465.13Some notation and ...KEEPER::KOSTASKostas G. Gavrielidis &lt;o.o&gt; Fri Apr 11 1986 18:2626
    Well,
    
         to make this even simpler I have included some notation standards.
    They are:
    
    let
    	L  = the length of the rope in feet
        K  = the weight of the rope in ounces
    	M  and  m  be the ages of the mother and the monkey in years
    	n  and  w  be the weights, in ounces, of the monkey and the
 	   weight
      	x, y, z,  be the time intervals in yeras to the different ages
    	   in the problem as follows:
    		x  =  number of years ago when the monkey was ...
    		y  =  number od years later when the mokey will be ...
    		z  = number of years ago when the mother was ...
    
    given all of these what remains is the equations of the 9 statements
    and solving for L which is the length of the rope in feet.
    
    Enjoy,
    
    Kostas G.
    
    
    
465.14BEING::POSTPISCHILAlways mount a scratch monkey.Fri Apr 11 1986 19:287
    Re .12:
    
    ((W+W) - W) = |W - (W+W)| unless the monkey has inhaled a lot of
    helium.
    
    
    				-- edp
465.15direct translation is whatI was looking forKEEPER::KOSTASKostas G. Gavrielidis &lt;o.o&gt; Fri Apr 11 1986 20:5723
    re. .14:
    
    Yes I agree that  ((W+W) -W)) = |W - (W+W)|  but the direct
    translations form the statement given in the original problem does
    not equal what you gave (i.e. ((W+W) - W)) ), and also
    I do not use the character W for both the weight of the monkey and
    for the weight of the weight.
    
    In my notations I believe I used  n  for the weight of the monkey
    and				      w  for the weight of the weight
    so that the nineth statement from the original problem will translate
    to:
    
         (9):    w + K  =  (3/2) |w - (w+n)|
    
    
    I also think the monkey may have inhaled a lot of helium why else
    will it be on a rope?

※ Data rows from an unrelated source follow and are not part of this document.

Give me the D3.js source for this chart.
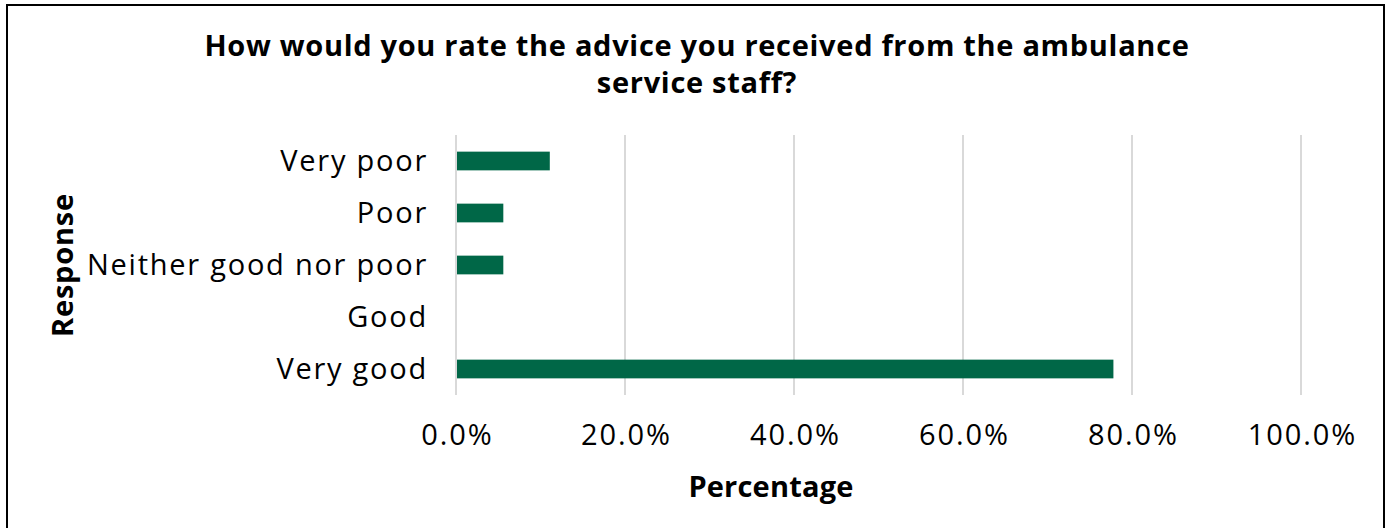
<!DOCTYPE html>
<html>
<head>
<meta charset="utf-8">
<script src="https://cdn.jsdelivr.net/npm/d3@7"></script>
<style>
  html, body { margin: 0; padding: 0; background: #fff; }
  svg { display: block; }
  text { font-family: "Open Sans", "Noto Sans", sans-serif; fill: #000; }
</style>
</head>
<body>
<svg id="chart" width="1392" height="528"></svg>
<script>
// Survey responses (top to bottom) and share of respondents, in percent
const categories = ["Very poor", "Poor", "Neither good nor poor", "Good", "Very good"];
const percentages = [11.1, 5.6, 5.6, 0, 77.8];
const tickValues = [0, 20, 40, 60, 80, 100];
const titleLines = ["How would you rate the advice you received from the ambulance", "service staff?"];
const xAxisTitle = "Percentage";
const yAxisTitle = "Response";

const W = 1392, H = 528;
const plot = { left: 456, right: 1301, top: 135, bottom: 395 };
const barColor = "#006747";
const gridColor = "#d9d9d9";
const fontStack = '"Open Sans", "Noto Sans", sans-serif';

const svg = d3.select("#chart");

// outer frame (runs past the bottom edge)
svg.append("rect")
  .attr("x", 7).attr("y", 5)
  .attr("width", 1377).attr("height", H + 10)
  .attr("fill", "#fff").attr("stroke", "#000").attr("stroke-width", 2);

const x = d3.scaleLinear().domain([0, 100]).range([plot.left, plot.right]);
const y = d3.scaleBand().domain(categories).range([plot.top, plot.bottom]).paddingInner(0.64).paddingOuter(0.32);

// vertical gridlines
svg.append("g").selectAll("line").data(tickValues).join("line")
  .attr("x1", d => x(d)).attr("x2", d => x(d))
  .attr("y1", plot.top).attr("y2", plot.bottom)
  .attr("stroke", gridColor).attr("stroke-width", 2);

// bars
svg.append("g").selectAll("rect").data(categories).join("rect")
  .attr("x", x(0) + 1)
  .attr("y", d => y(d))
  .attr("width", (d, i) => Math.max(0, x(percentages[i]) - x(0) - 1))
  .attr("height", y.bandwidth())
  .attr("fill", barColor)
  .attr("display", (d, i) => percentages[i] > 0 ? null : "none");

// x axis tick labels (nudged right to offset the trailing letter-spacing)
const xAxis = d3.axisBottom(x).tickValues(tickValues)
  .tickFormat(d => d3.format(".1f")(d) + "%").tickSize(0).tickPadding(0);
const gx = svg.append("g").attr("transform", `translate(1, 445)`).call(xAxis);
gx.select(".domain").remove();
gx.selectAll("text").attr("y", 0).attr("dy", 0).attr("font-size", 29)
  .attr("letter-spacing", 1.9)
  .style("font-family", fontStack).attr("fill", "#000");

// y axis category labels
const yAxis = d3.axisLeft(y).tickSize(0).tickPadding(0);
const gy = svg.append("g").attr("transform", `translate(428, 0)`).call(yAxis);
gy.select(".domain").remove();
gy.selectAll("text").attr("font-size", 29).attr("dy", "0.36em")
  .attr("letter-spacing", 1.75)
  .style("font-family", fontStack).attr("fill", "#000");

// title
svg.append("text")
  .attr("x", 697).attr("y", 56)
  .attr("text-anchor", "middle").attr("font-size", 29).attr("font-weight", 700)
  .attr("letter-spacing", 0.7)
  .selectAll("tspan").data(titleLines).join("tspan")
  .attr("x", 697).attr("dy", (d, i) => i === 0 ? 0 : 37)
  .text(d => d);

// axis titles
svg.append("text")
  .attr("x", 771).attr("y", 497)
  .attr("text-anchor", "middle").attr("font-size", 29).attr("font-weight", 700)
  .attr("letter-spacing", 0.2)
  .text(xAxisTitle);

svg.append("text")
  .attr("transform", `translate(73, ${(plot.top + plot.bottom) / 2}) rotate(-90)`)
  .attr("text-anchor", "middle").attr("font-size", 29).attr("font-weight", 700)
  .attr("letter-spacing", 0.8)
  .text(yAxisTitle);
</script>
</body>
</html>
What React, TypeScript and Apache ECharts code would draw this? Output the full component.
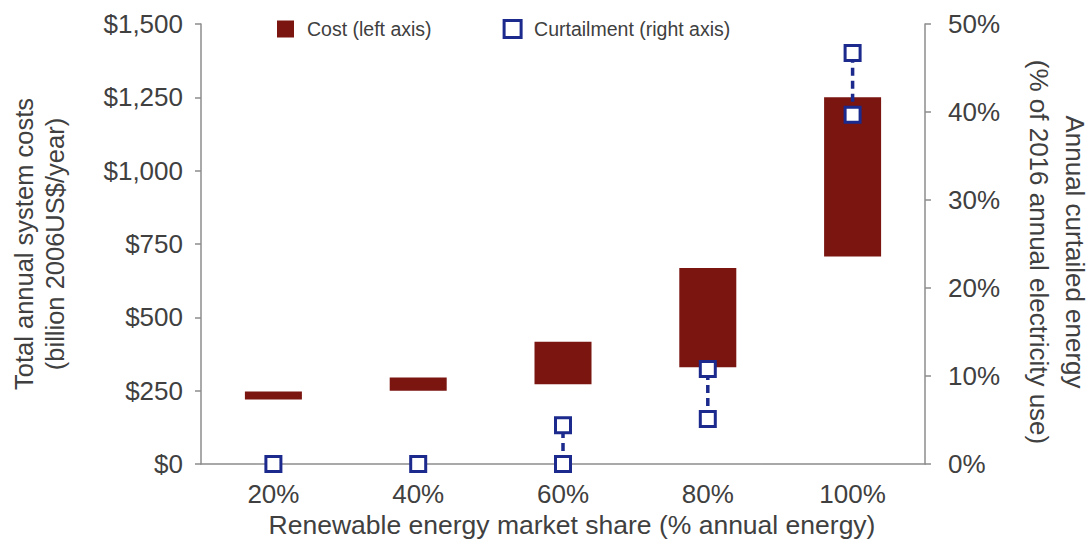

So it will not go up and up and up and up
    ...
    
    
    kgg.
    
465.16BEING::POSTPISCHILAlways mount a scratch monkey.Mon Apr 14 1986 13:169
    Re .15:
    
    Regardless of whether or not the expression is a direct translation,
    it is still a correct statement of the relationship between the
    values, so why is my answer not correct?  Or what do you think the
    correct answer is and why?
    
    
    				-- edp
465.17Here is one correct solution by KGGKEEPER::KOSTASKostas G. Gavrielidis &lt;o.o&gt; Mon Apr 14 1986 14:2738
    re. .16
    
    Well here is how my solution goes:
    
    The 9 statements in the original problem are given below in order:
    
    (1):   n = w
    (2):   K = 4*L
    (3):   m + M = 4
    (4):   n/16 = M
    (5):   M = 2 * (m - x)
    (6):   M - x = (m + y)/2
    (7):   m + y = 3(M - z)
    (8):   M - z = 3(m - z)
    (9):   w + K = (3/2) |w - (w+n)|     
    
    Subract (5) from  (3)  --->    m = 4 - 2m + 2x  =>  m = (4+2x)/3
    substitute into (5)    --->    M = (8 + 4x)/3 - 2x   =>   M = (8-2x)/3
    substitute into (8)    --->    (8-2x)/3 - z = 4 + 2x -3z
                                   =>   z = (2 + 4x)/3
    
    Add (7) and twice (6)  --->    2M - 2x + m + y = m + y + 3M - 3z
    substitute from M and z and solve for x,    =>  x = 1/4
    
    calculate m, M and z,  --->    m = 3/2,  M = 5/2,  z = 1
    
    from (4)   n = 40
    from (1)   w = 40
    from (9)   K = 3n/2 - w = 20
    from (2)   L = K/4 = 5
    
    So the length of the rope is  5  feet.
    
    Enjoy,
    
    Kostas G.
    <><><><><>
    
465.18Matter of Interpretation?SYSENG::NELSONMon Apr 14 1986 16:5014
    re .13
    
    >  x  =  number of years ago when the monkey was ...
    >  y  =  number od years later when the mokey will be ...
    >  z  =  number of years ago when the mother was ...
    
    My question is how did you arrive at years "later" when the monkey
    "will be" for y, from the wording and past tense of the original
    problem.
    
    This determination affects the equations starting with (6) in 
    re .17 where y is added and not subtracted.
    
    SN
465.19BEING::POSTPISCHILAlways mount a scratch monkey.Mon Apr 14 1986 17:2115
    Re .17:
    
    I do not see how equation (7) comes from the problem.  It says the
    monkey's age at some time was/is/will be three times the mother's
    age at some other time.  I do not see such a statement in .0.
    
    
    Re .18:
    
    As long as y is used consistently with the same sign, the sign does not
    matter; the value of y will just come out positive or negative as
    appropriate. 
    
    
    				-- edp